Starbucks faces price war in China as low-cost rivals gain ground

By Reuters   May 27, 2024 | 06:24 pm PT
Starbucks faces price war in China as low-cost rivals gain ground
A Starbucks coffee shop in Yunnan Province, China in May 2023. Photo by Huy Tung
As Starbucks faces stiff competition for its brew in China from fast-growing, low-cost rivals who have chipped into its market share, the coffee chain is increasingly being dragged into a price war it says it wants to avoid.

The stakes are high for Starbucks, which has come under growing pressure from investors recently due to weaker sales in its two biggest markets - the United States and China.

While the Seattle-based company has got its work cut out in the world's second-biggest economy, where its rival Luckin Coffee pipped it to the top spot on annual sales for the first time in 2023, management is convinced it does not need to get into a race to the bottom on prices.

"We are not interested in entering the price war," Starbucks' China CEO Belinda Wong said in January. "We are focusing on capturing high quality but profitable, sustainable growth." Those sentiments were repeated by founder Howard Schultz on a visit to Shanghai in March.

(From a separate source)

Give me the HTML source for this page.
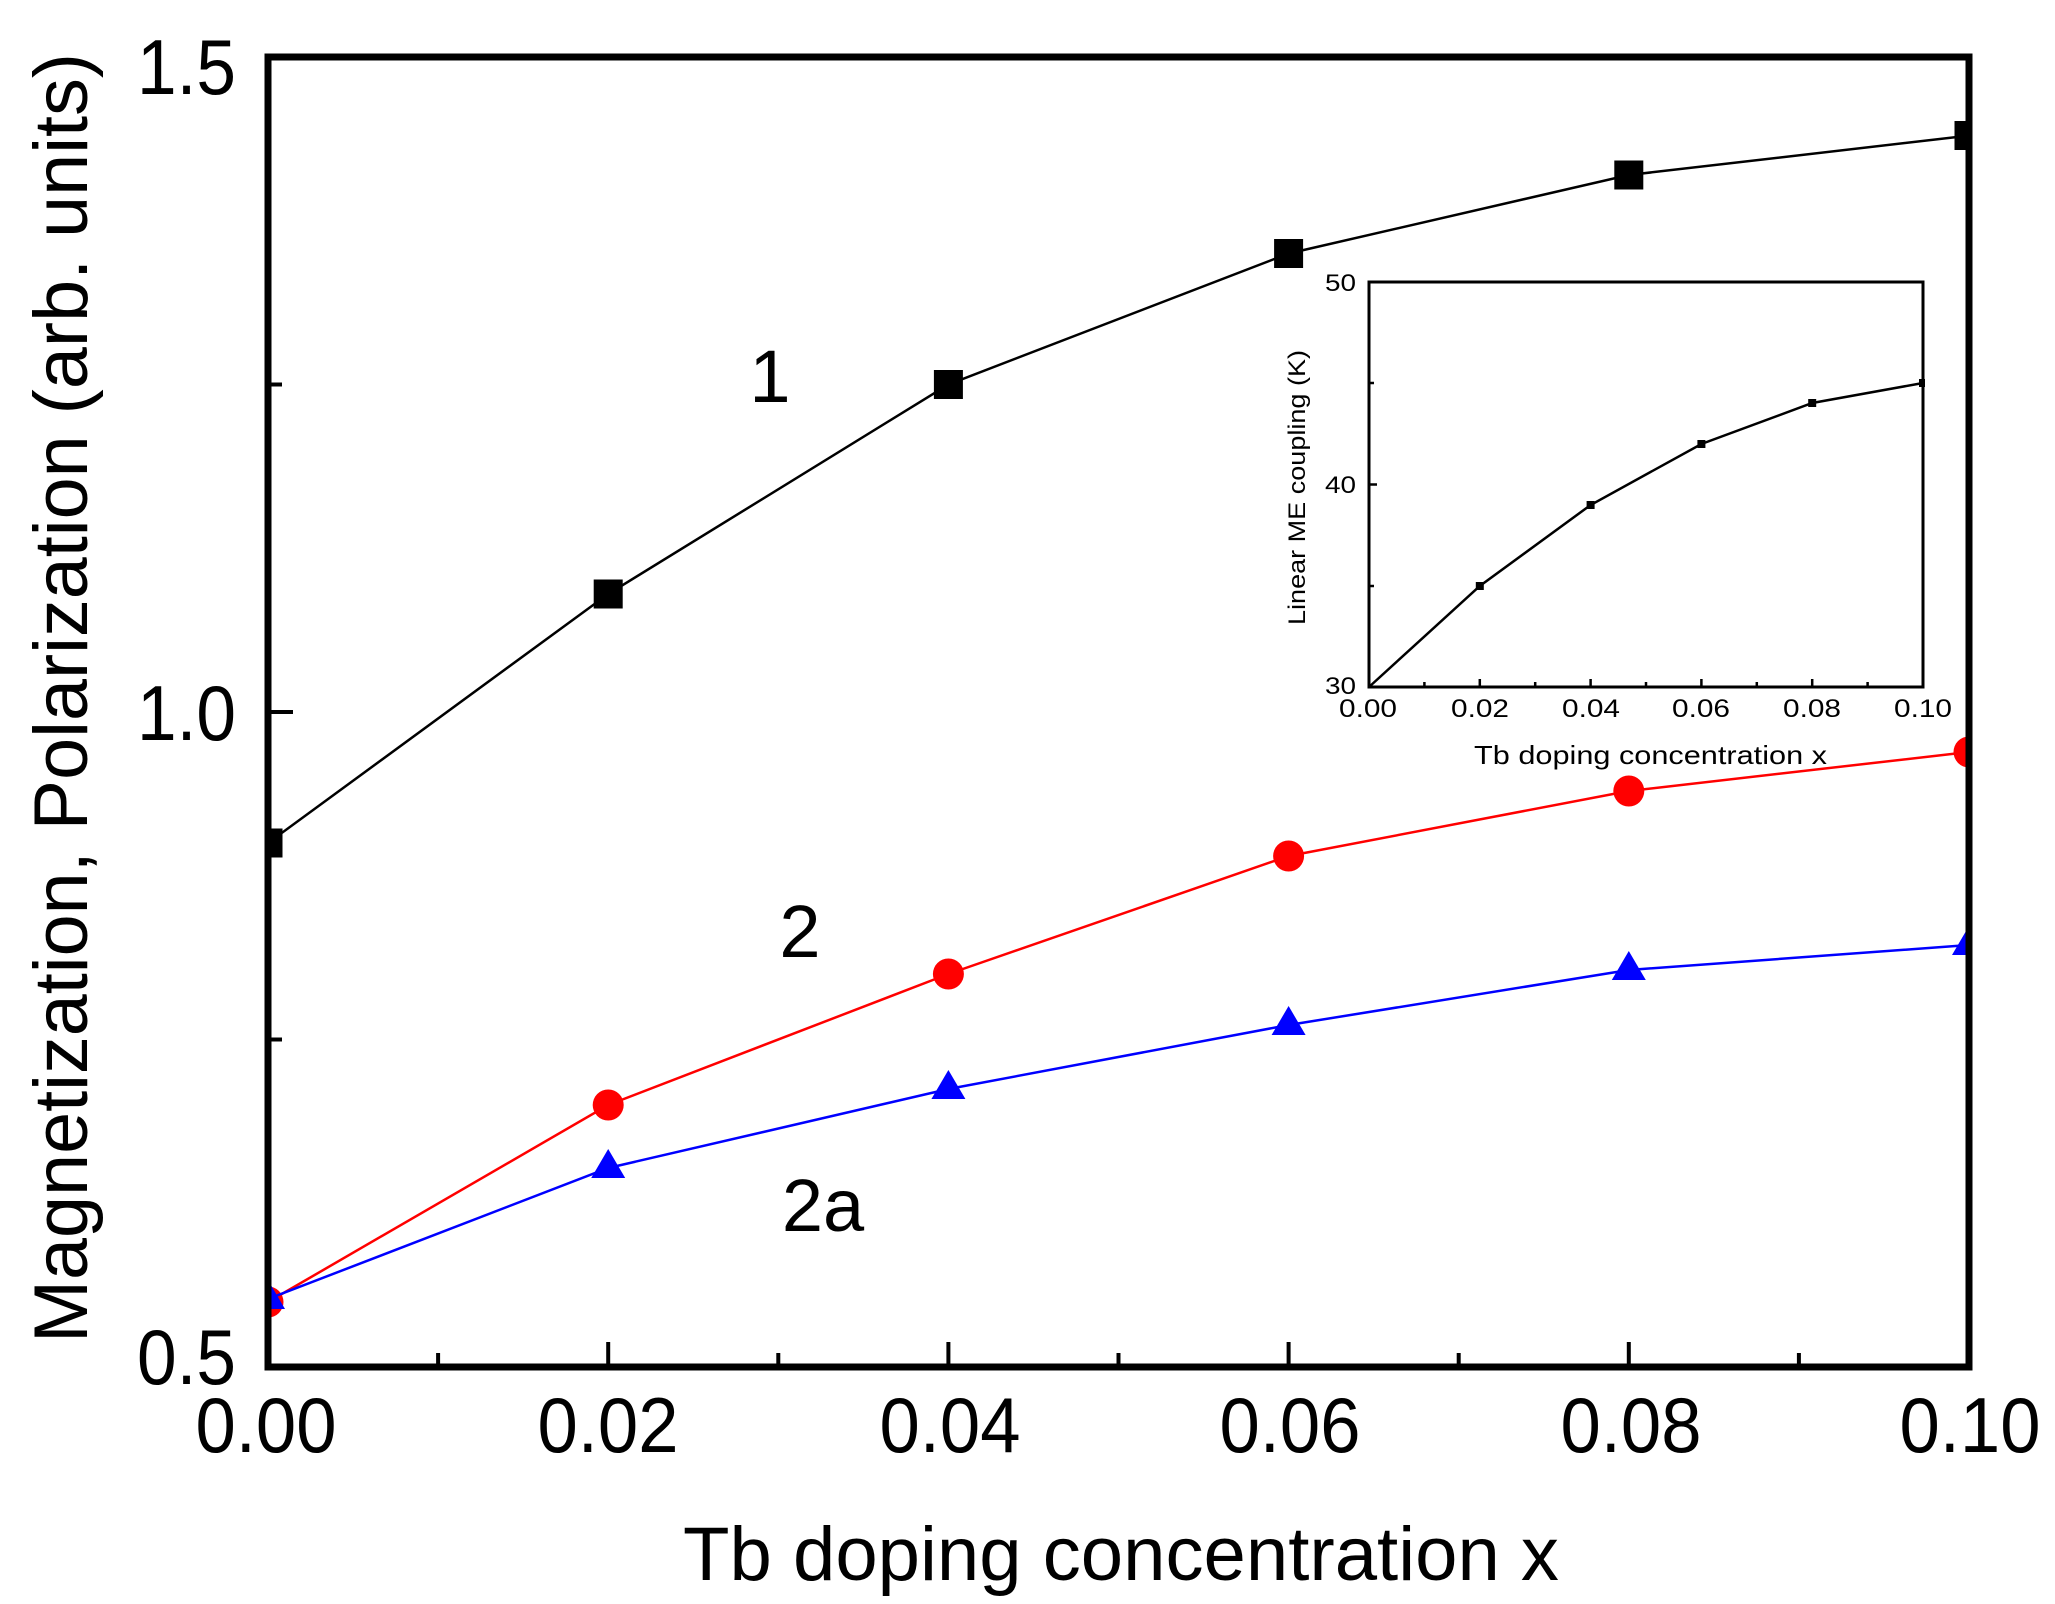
<!DOCTYPE html>
<html><head><meta charset="utf-8"><style>
html,body{margin:0;padding:0;background:#fff;}
svg{display:block;}
text{font-family:"Liberation Sans",Arial,sans-serif;fill:#000;}
</style></head><body>
<svg width="2055" height="1604" viewBox="0 0 2055 1604" xmlns="http://www.w3.org/2000/svg">
<defs><clipPath id="c"><rect x="268" y="57" width="1701" height="1310"/></clipPath></defs>
<rect width="2055" height="1604" fill="#fff"/>

<g clip-path="url(#c)">
<polyline fill="none" stroke="#000" stroke-width="2.5" points="268,843 608.2,594 948.4,384.5 1288.6,253.5 1628.8,175 1969,135.6"/>
<g fill="#000">
<rect x="253.5" y="828.5" width="29" height="29"/><rect x="593.7" y="579.5" width="29" height="29"/>
<rect x="933.9" y="370" width="29" height="29"/><rect x="1274.1" y="239" width="29" height="29"/>
<rect x="1614.3" y="160.5" width="29" height="29"/><rect x="1954.5" y="121" width="29" height="29"/>
</g>
<polyline fill="none" stroke="#f00" stroke-width="2.5" points="268,1302 608.2,1105 948.4,974 1288.6,856 1628.8,791 1969,752"/>
<g fill="#f00">
<circle cx="268" cy="1302" r="15.5"/><circle cx="608.2" cy="1105" r="15.5"/><circle cx="948.4" cy="974" r="15.5"/>
<circle cx="1288.6" cy="856" r="15.5"/><circle cx="1628.8" cy="791" r="15.5"/><circle cx="1969" cy="752" r="15.5"/>
</g>
<polyline fill="none" stroke="#00f" stroke-width="2.5" points="268,1299 608.2,1168 948.4,1089 1288.6,1025 1628.8,970 1969,945"/>
<g fill="#00f">
<polygon points="268,1280 285,1309 251,1309"/><polygon points="608.2,1149 625.2,1178 591.2,1178"/>
<polygon points="948.4,1070 965.4,1099 931.4,1099"/><polygon points="1288.6,1006 1305.6,1035 1271.6,1035"/>
<polygon points="1628.8,951 1645.8,980 1611.8,980"/><polygon points="1969,926 1986,955 1952,955"/>
</g>
</g>

<rect x="268" y="57" width="1701" height="1310" fill="none" stroke="#000" stroke-width="7"/>
<g stroke="#000" stroke-width="4">
<line x1="608.2" y1="1367" x2="608.2" y2="1342"/><line x1="948.4" y1="1367" x2="948.4" y2="1342"/>
<line x1="1288.6" y1="1367" x2="1288.6" y2="1342"/><line x1="1628.8" y1="1367" x2="1628.8" y2="1342"/>
<line x1="438.1" y1="1367" x2="438.1" y2="1353"/><line x1="778.3" y1="1367" x2="778.3" y2="1353"/>
<line x1="1118.5" y1="1367" x2="1118.5" y2="1353"/><line x1="1458.7" y1="1367" x2="1458.7" y2="1353"/>
<line x1="1798.9" y1="1367" x2="1798.9" y2="1353"/>
<line x1="268" y1="712" x2="293" y2="712"/>
<line x1="268" y1="1039.5" x2="282" y2="1039.5"/><line x1="268" y1="384.5" x2="282" y2="384.5"/>
</g>
<g font-size="78" text-anchor="end">
<text x="236" y="1384" textLength="99" lengthAdjust="spacingAndGlyphs">0.5</text>
<text x="236" y="740" textLength="99" lengthAdjust="spacingAndGlyphs">1.0</text>
<text x="236" y="94" textLength="99" lengthAdjust="spacingAndGlyphs">1.5</text>
</g>
<g font-size="78" text-anchor="middle">
<text x="266" y="1452" textLength="141" lengthAdjust="spacingAndGlyphs">0.00</text>
<text x="608" y="1452" textLength="141" lengthAdjust="spacingAndGlyphs">0.02</text>
<text x="950" y="1452" textLength="141" lengthAdjust="spacingAndGlyphs">0.04</text>
<text x="1290" y="1452" textLength="141" lengthAdjust="spacingAndGlyphs">0.06</text>
<text x="1631" y="1452" textLength="141" lengthAdjust="spacingAndGlyphs">0.08</text>
<text x="1970" y="1452" textLength="141" lengthAdjust="spacingAndGlyphs">0.10</text>
</g>
<text x="683" y="1580" font-size="76" textLength="876" lengthAdjust="spacingAndGlyphs">Tb doping concentration x</text>
<text transform="translate(87,1343) rotate(-90)" font-size="76" textLength="1290" lengthAdjust="spacingAndGlyphs">Magnetization, Polarization (arb. units)</text>

<g font-size="74" text-anchor="middle">
<text x="770" y="402">1</text>
<text x="800" y="957">2</text>
<text x="823" y="1231">2a</text>
</g>

<rect x="1369" y="282" width="554" height="405" fill="#fff" stroke="#000" stroke-width="3"/>
<g stroke="#000" stroke-width="2.5">
<line x1="1479.8" y1="687" x2="1479.8" y2="679"/><line x1="1590.6" y1="687" x2="1590.6" y2="679"/>
<line x1="1701.4" y1="687" x2="1701.4" y2="679"/><line x1="1812.2" y1="687" x2="1812.2" y2="679"/>
<line x1="1424.4" y1="687" x2="1424.4" y2="682"/><line x1="1535.2" y1="687" x2="1535.2" y2="682"/>
<line x1="1646" y1="687" x2="1646" y2="682"/><line x1="1756.8" y1="687" x2="1756.8" y2="682"/>
<line x1="1867.6" y1="687" x2="1867.6" y2="682"/>
<line x1="1369" y1="484.5" x2="1377" y2="484.5"/>
<line x1="1369" y1="586" x2="1374" y2="586"/><line x1="1369" y1="383" x2="1374" y2="383"/>
</g>
<polyline fill="none" stroke="#000" stroke-width="2.5" points="1369,687 1479.8,586 1590.6,505 1701.4,444 1812.2,403 1923,383"/>
<g fill="#000">
<rect x="1475.8" y="582" width="8" height="8"/><rect x="1586.6" y="501" width="8" height="8"/>
<rect x="1697.4" y="440" width="8" height="8"/><rect x="1808.2" y="399" width="8" height="8"/>
<rect x="1919" y="379" width="6" height="8"/>
</g>
<g font-size="24" text-anchor="end">
<text x="1356" y="291" textLength="31" lengthAdjust="spacingAndGlyphs">50</text>
<text x="1356" y="493" textLength="31" lengthAdjust="spacingAndGlyphs">40</text>
<text x="1356" y="694" textLength="31" lengthAdjust="spacingAndGlyphs">30</text>
</g>
<g font-size="25" text-anchor="middle">
<text x="1368" y="717" textLength="58" lengthAdjust="spacingAndGlyphs">0.00</text>
<text x="1480" y="717" textLength="58" lengthAdjust="spacingAndGlyphs">0.02</text>
<text x="1591" y="717" textLength="58" lengthAdjust="spacingAndGlyphs">0.04</text>
<text x="1701" y="717" textLength="58" lengthAdjust="spacingAndGlyphs">0.06</text>
<text x="1812" y="717" textLength="58" lengthAdjust="spacingAndGlyphs">0.08</text>
<text x="1923" y="717" textLength="58" lengthAdjust="spacingAndGlyphs">0.10</text>
</g>
<text x="1474" y="764" font-size="26" textLength="353" lengthAdjust="spacingAndGlyphs">Tb doping concentration x</text>
<text transform="translate(1305,625) rotate(-90)" font-size="24" textLength="275" lengthAdjust="spacingAndGlyphs">Linear ME coupling (K)</text>
</svg>
</body></html>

However, analysts, Reuters checks and Chinese consumers posting on social media point to an increase in discount coupons being offered by Starbucks through its own mini-programs, as well as via the coffee-maker's livestreams on Douyin, and third-party delivery platforms popular for ordering coffee.

In effect, Starbucks has made it relatively easy for Chinese consumers to buy its most commonly ordered coffees with 30% discounts or two-for-one coupons without dropping their listed prices, sliding down a slippery slope of increased discounting towards a potential price war.

While Reuters was unable quantify just how much Starbucks' use of discount coupons has increased and the firm declined to comment on its coupons policy, these types of discounting practices were once a rarity from the U.S. coffee maker. In 2024, however, they have become easily available.

Walker Shen, 38, is an office worker from Shanghai who frequently uses discount coupons to buy his daily coffee. He has noticed an increase in push notifications from Starbucks in recent months offering him 30% off coupons.

"I think less people are drinking Starbucks now," Shen said, adding that "most people aren't that demanding when it comes to quality," meaning fewer consumers were willing to pay a premium for Starbucks.

The emergence of a price war in the coffee sector in China comes amid a persistent deflationary environment, exacerbated by weak consumer sentiment as the economy struggles to recover and wages stagnate.

Unfortunately for Starbucks, says Jason Yu, greater China managing director of market research firm Kantar Worldpanel, it doesn't really have a choice but to compete to some degree on price in a market where low cost battles have become "the new normal".

"Strengthening the promotional offers and increasing the intensity of their promotions, being very active on social media, are essential moves to maintain their position so market share is not further eroded," he added.

In second quarter results released at the beginning of May, Starbucks said same-store sales in China - its second-largest market - fell 11%, prompting it to slash annual sales forecast.

The coffee chain had a 13.6% market share of China's cafe and bar market in 2022, according to the most recent available data. Daxue Consulting, a market research firm, estimated China's roast coffee market at $11.7 billion in 2023 and projected it to grow to $13.25 billion by 2025.

Starbucks remains more discerning in its approach to distributing discount coupons than others, says independent food and beverage analyst Zhu Danpeng.

"Starbucks will do promotions, but their promotion volume will be small, they will be in a specific period of time, or for some specific products," he said.

Starbucks China CEO Wong last year said "Deep Brew", the firm's AI data analytics engine, would allow it to pitch discounts to "the right customers at the right time" in China, though the firm declined to comment on the use of Deep Brew as part of its current strategy.

Coffee for beans

The list price of a large Luckin latte at 29 yuan ($4.00) is not far off Starbucks' latte price (33 yuan), but Luckin actually often sells lattes at 9.9 yuan with a widely-available coupon.

Offerings from other competitors are even cheaper, with Cotti, a chain launched by former Luckin Chairman Charles Lu, offering Americanos for 8.8 yuan with a coupon and KFC's KCoffee allowing members to buy 5 yuan coffees for 30 days on a 10-yuan membership fee.

Helped by its steep discounts and quicker store expansion - with 18,590 stores already more than double the 9,000 Starbucks says it will open in China by 2025 - Luckin revenue reached 24.86 billion yuan ($3.45 billion) in 2023, surpassing Starbucks' comparable annual sales of $3.16 billion in China.

Though price will be an important factor in consumer decision-making for the foreseeable future, Starbucks won't beat its competition in a race to the bottom, Kantar's Yu says, adding that the American firm should continue with its strategy of offering a premium in-store experience its competitors can't match.

"Starbucks needs to compete on price but not only compete on price," he said. "They need to lead in innovation, lead in the conversation about coffee and lead in creating emotional value for consumers, or they will lose out more to the local competition."